Tuesday, March 14, 2006

How sexist views of women lead to lower birth rates

The international edition of Newsweek had an article which finds that the EU undervalues its women in the workplace.

According to a paper published by the International Labor Organization this past June, women account for 45 percent of high-level decision makers in America, including legislators, senior officials and managers across all types of businesses. In the U.K., women hold 33 percent of those jobs. In Sweden—supposedly the very model of global gender equality—they hold 29 percent.
Germany comes in at just under 27 percent, and Italian women hold a pathetic 18 percent of power jobs. These sad statistics say as much about Europe's labor markets, lingering welfare-state policies and corporate leadership as they do about its attitudes toward women. It's not that European women are stuck in the house. (After all, 57 percent of women in the EU 15 work, less than the U.S. rate of 65 percent, but not dramatically so.)

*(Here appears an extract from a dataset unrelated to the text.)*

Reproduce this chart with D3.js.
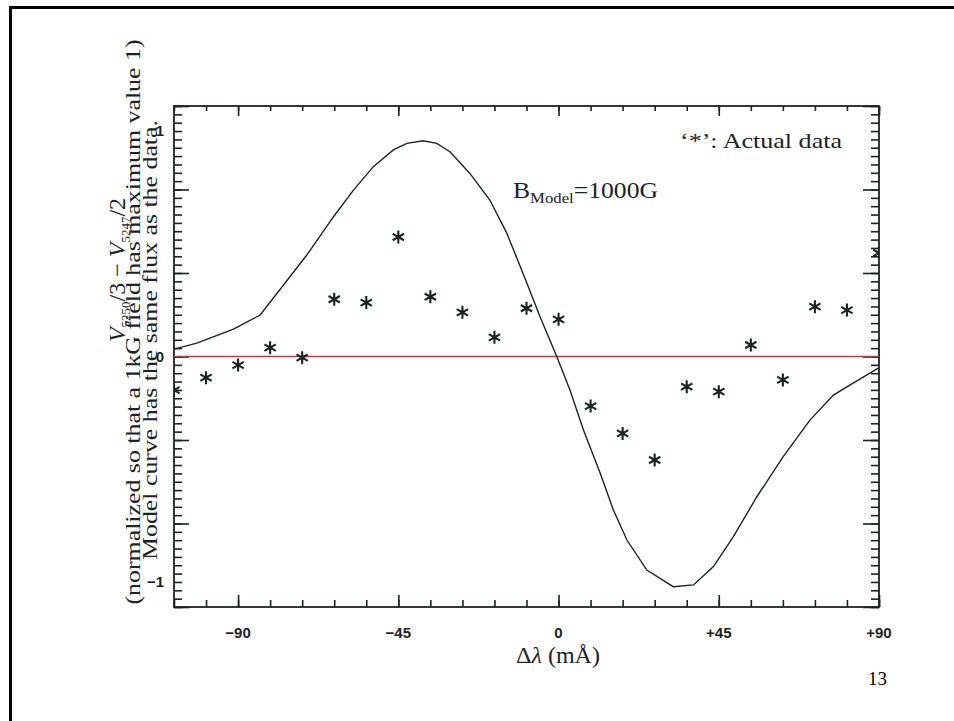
<!DOCTYPE html>
<html>
<head>
<meta charset="utf-8">
<script src="https://cdn.jsdelivr.net/npm/d3@7"></script>
<style>
  body { margin: 0; background: #fff; }
  svg { display: block; }
</style>
</head>
<body>
<svg id="chart" width="954" height="721"></svg>
<script>
// axis ranges and labels
const xDomain = [-108, 90];
const yDomain = [-1.111, 1.111];
const xTickLabels = [-90, -45, 0, 45, 90];
const yTickLabels = [-1, 0, 1];

// '*' : actual data (offset in mA, normalized V)
const dataOffsets = [-108, -99, -90, -81, -72, -63, -54, -45, -36, -27, -18, -9, 0, 9, 18, 27, 36, 45, 54, 63, 72, 81, 90];
const dataValues = [-0.149, -0.094, -0.038, 0.039, -0.005, 0.254, 0.239, 0.530, 0.265, 0.196, 0.085, 0.214, 0.165,
                    -0.220, -0.341, -0.459, -0.134, -0.156, 0.051, -0.104, 0.221, 0.206, 0.459];

// model curve, B = 1000G
const modelOffsets = [-108.2, -101.6, -91.3, -83.8, -77.9, -70.7, -63.2, -57.6, -52.0, -46.4, -42.6, -38.0, -34.2,
                      -30.5, -24.9, -19.3, -14.5, -8.9, -5.2, -0.5, 3.2, 7.0, 11.7, 15.4, 19.2, 24.8, 32.2, 37.9,
                      43.5, 49.1, 55.7, 63.1, 70.6, 77.2, 81.9, 89.8];
const modelValues = [0.032, 0.059, 0.121, 0.184, 0.304, 0.450, 0.620, 0.738, 0.842, 0.916, 0.945, 0.957, 0.945,
                     0.908, 0.812, 0.694, 0.546, 0.326, 0.176, 0.0, -0.149, -0.326, -0.518, -0.681, -0.814, -0.947,
                     -1.021, -1.013, -0.932, -0.799, -0.622, -0.444, -0.282, -0.171, -0.126, -0.052];

const ink = '#1b2424';
const svg = d3.select('#chart');

// slide border
svg.append('rect')
  .attr('x', 10.5).attr('y', 7.5)
  .attr('width', 1000).attr('height', 800)
  .attr('fill', 'none').attr('stroke', '#000').attr('stroke-width', 3);

const plotL = 174, plotR = 879, plotT = 106, plotB = 607;
const x = d3.scaleLinear().domain(xDomain).range([plotL, plotR]);
const y = d3.scaleLinear().domain(yDomain).range([plotB, plotT]);

const xMinor = d3.range(xDomain[0], xDomain[1] + 1, 9);
const xMajor = xMinor.filter(d => d % 45 === 0);
const yStep = (yDomain[1] - yDomain[0]) / 60;
const yMinor = d3.range(0, 61).map(i => yDomain[0] + i * yStep);
const yMajor = yMinor.filter((d, i) => i % 10 === 0);

function drawAxis(axis, tx, ty) {
  const g = svg.append('g')
    .attr('transform', `translate(${tx},${ty})`)
    .call(axis);
  g.select('.domain').remove();
  g.selectAll('line').attr('stroke', ink).attr('stroke-width', 1.6);
  g.selectAll('text').remove();
  return g;
}

// ticks pointing inward on all four sides
drawAxis(d3.axisBottom(x).tickValues(xMinor).tickSizeInner(-7).tickSizeOuter(0), 0, plotB);
drawAxis(d3.axisBottom(x).tickValues(xMajor).tickSizeInner(-12).tickSizeOuter(0), 0, plotB);
drawAxis(d3.axisTop(x).tickValues(xMinor).tickSizeInner(-5).tickSizeOuter(0), 0, plotT);
drawAxis(d3.axisTop(x).tickValues(xMajor).tickSizeInner(-10).tickSizeOuter(0), 0, plotT);
drawAxis(d3.axisLeft(y).tickValues(yMinor).tickSizeInner(-8).tickSizeOuter(0), plotL, 0);
drawAxis(d3.axisLeft(y).tickValues(yMajor).tickSizeInner(-15).tickSizeOuter(0), plotL, 0);
drawAxis(d3.axisRight(y).tickValues(yMinor).tickSizeInner(-8).tickSizeOuter(0), plotR, 0);
drawAxis(d3.axisRight(y).tickValues(yMajor).tickSizeInner(-16).tickSizeOuter(0), plotR, 0);

// frame
svg.append('rect')
  .attr('x', plotL).attr('y', plotT)
  .attr('width', plotR - plotL).attr('height', plotB - plotT)
  .attr('fill', 'none').attr('stroke', ink).attr('stroke-width', 1.8);

// tick labels
const sans = '"Liberation Sans Narrow", "Liberation Sans", Arial, sans-serif';
const fmtX = d => d > 0 ? '+' + d : d < 0 ? '\u2212' + Math.abs(d) : '0';
svg.append('g').selectAll('text').data(xTickLabels).join('text')
  .attr('x', d => x(d)).attr('y', 638)
  .attr('text-anchor', 'middle')
  .attr('font-family', sans).attr('font-weight', 'bold')
  .attr('font-size', 15).attr('fill', ink)
  .text(fmtX);

svg.append('g').selectAll('text').data(yTickLabels).join('text')
  .attr('x', 164).attr('y', d => y(d) + 5)
  .attr('text-anchor', 'end')
  .attr('font-family', sans).attr('font-weight', 'bold')
  .attr('font-size', 15).attr('fill', ink)
  .text(d => d < 0 ? '\u2212' + Math.abs(d) : String(d));

svg.append('clipPath').attr('id', 'clip')
  .append('rect').attr('x', plotL).attr('y', plotT)
  .attr('width', plotR - plotL).attr('height', plotB - plotT);
const plot = svg.append('g').attr('clip-path', 'url(#clip)');

// zero line
plot.append('line')
  .attr('x1', plotL).attr('x2', plotR)
  .attr('y1', y(0)).attr('y2', y(0))
  .attr('stroke', '#a8483e').attr('stroke-width', 1.3);

// model curve
const model = modelOffsets.map((d, i) => [d, modelValues[i]]);
plot.append('path')
  .datum(model)
  .attr('fill', 'none').attr('stroke', ink).attr('stroke-width', 1.4)
  .attr('d', d3.line().x(d => x(d[0])).y(d => y(d[1])));

// asterisks
const r = 6.5;
const star = `M0,${-r}L0,${r}M${-r * 0.87},${-r / 2}L${r * 0.87},${r / 2}M${-r * 0.87},${r / 2}L${r * 0.87},${-r / 2}`;
const stars = plot.append('g').selectAll('g').data(dataOffsets).join('g')
  .attr('transform', (d, i) => `translate(${x(d)},${y(dataValues[i])})`);
stars.append('path')
  .attr('d', star)
  .attr('fill', 'none').attr('stroke', ink).attr('stroke-width', 2.1);
stars.append('circle').attr('r', 2.2).attr('fill', ink);

// annotations
const serif = '"Liberation Serif", "Times New Roman", serif';
svg.append('text')
  .attr('x', 680).attr('y', 148)
  .attr('font-family', serif).attr('font-size', 22).attr('fill', ink)
  .attr('textLength', 162).attr('lengthAdjust', 'spacingAndGlyphs')
  .text('\u2018*\u2019: Actual data');

const bm = svg.append('text')
  .attr('x', 513).attr('y', 198)
  .attr('font-family', serif).attr('font-size', 23).attr('fill', ink)
  .attr('textLength', 145).attr('lengthAdjust', 'spacingAndGlyphs');
bm.append('tspan').text('B');
bm.append('tspan').attr('font-size', 15).attr('dy', 5).text('Model');
bm.append('tspan').attr('dy', -5).text('=1000G');

// x title
const xt = svg.append('text')
  .attr('x', 558).attr('y', 663)
  .attr('text-anchor', 'middle')
  .attr('font-family', serif).attr('font-size', 24).attr('fill', ink);
xt.append('tspan').text('\u0394');
xt.append('tspan').attr('font-style', 'italic').text('\u03bb');
xt.append('tspan').text(' (m\u00c5)');

// y title, three rotated lines
const yt1 = svg.append('text')
  .attr('transform', 'translate(125,270) rotate(-90)')
  .attr('text-anchor', 'middle')
  .attr('font-family', serif).attr('font-size', 24).attr('fill', ink);
yt1.append('tspan').attr('font-style', 'italic').text('V');
yt1.append('tspan').attr('font-size', 13).attr('dy', 5).text('5250');
yt1.append('tspan').attr('dy', -5).text('/3 \u2212 ');
yt1.append('tspan').attr('font-style', 'italic').text('V');
yt1.append('tspan').attr('font-size', 13).attr('dy', 5).text('5247');
yt1.append('tspan').attr('dy', -5).text('/2');

svg.append('text')
  .attr('transform', 'translate(140,322) rotate(-90)')
  .attr('text-anchor', 'middle')
  .attr('font-family', serif).attr('font-size', 20).attr('fill', ink)
  .attr('textLength', 565).attr('lengthAdjust', 'spacingAndGlyphs')
  .text('(normalized so that a 1kG field has maximum value 1)');

svg.append('text')
  .attr('transform', 'translate(157,340) rotate(-90)')
  .attr('text-anchor', 'middle')
  .attr('font-family', serif).attr('font-size', 20).attr('fill', ink)
  .attr('textLength', 440).attr('lengthAdjust', 'spacingAndGlyphs')
  .text('Model curve has the same flux as the data.');

// page number
svg.append('text')
  .attr('x', 887).attr('y', 685)
  .attr('text-anchor', 'end')
  .attr('font-family', serif).attr('font-size', 19).attr('fill', '#000')
  .text('13');
</script>
</body>
</html>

Are these women a victim of a combination of traditional attitudes and social policies which are aimed at and failing to counter a below replacement birth rate? The above article further claims:

Europe is killing its women with ... cushy welfare policies that were created to help them. By offering women extremely long work leaves after children, then pushing them to take the full complement via tax policies that discourage a second income, coupled with subsidies that serve to keep them at home, Europe is essentially squandering its female talent. Not only do women get off track for long periods, many simply never get back on. Nor have European corporations adapted to changing times. Few offer the flextime that makes it easier for women to both work and manage their families. Instead, women tend to get shuffled into part-time work, which is less respected and poorly paid.

And yet, women aren't being sufficiently discouraged from work that they opt to raise families instead. Instead, they are being discouraged on both work and family fronts. From The Economist:

The list of explanations for why German fertility has not rebounded is long. Michael Teitelbaum, a demographer at the Sloan Foundation in New York ticks them off: poor child care; unusually extended higher education; inflexible labour laws; high youth unemployment; and non-economic or cultural factors...
If women postpone their first child past their mid-30s, it may be too late to have a second even if they want one (the average age of first births in most of Europe is now 30). If everyone does the same, one child becomes the norm: a one-child policy by example rather than coercion, as it were. And if women wait to start a family until they are established at work, they may end up postponing children longer than they might otherwise have chosen.

Keeping women in lower positions at work, presumably for fear they will leave work to raise families, means they end up putting off having families due to difficulties in getting their careers established.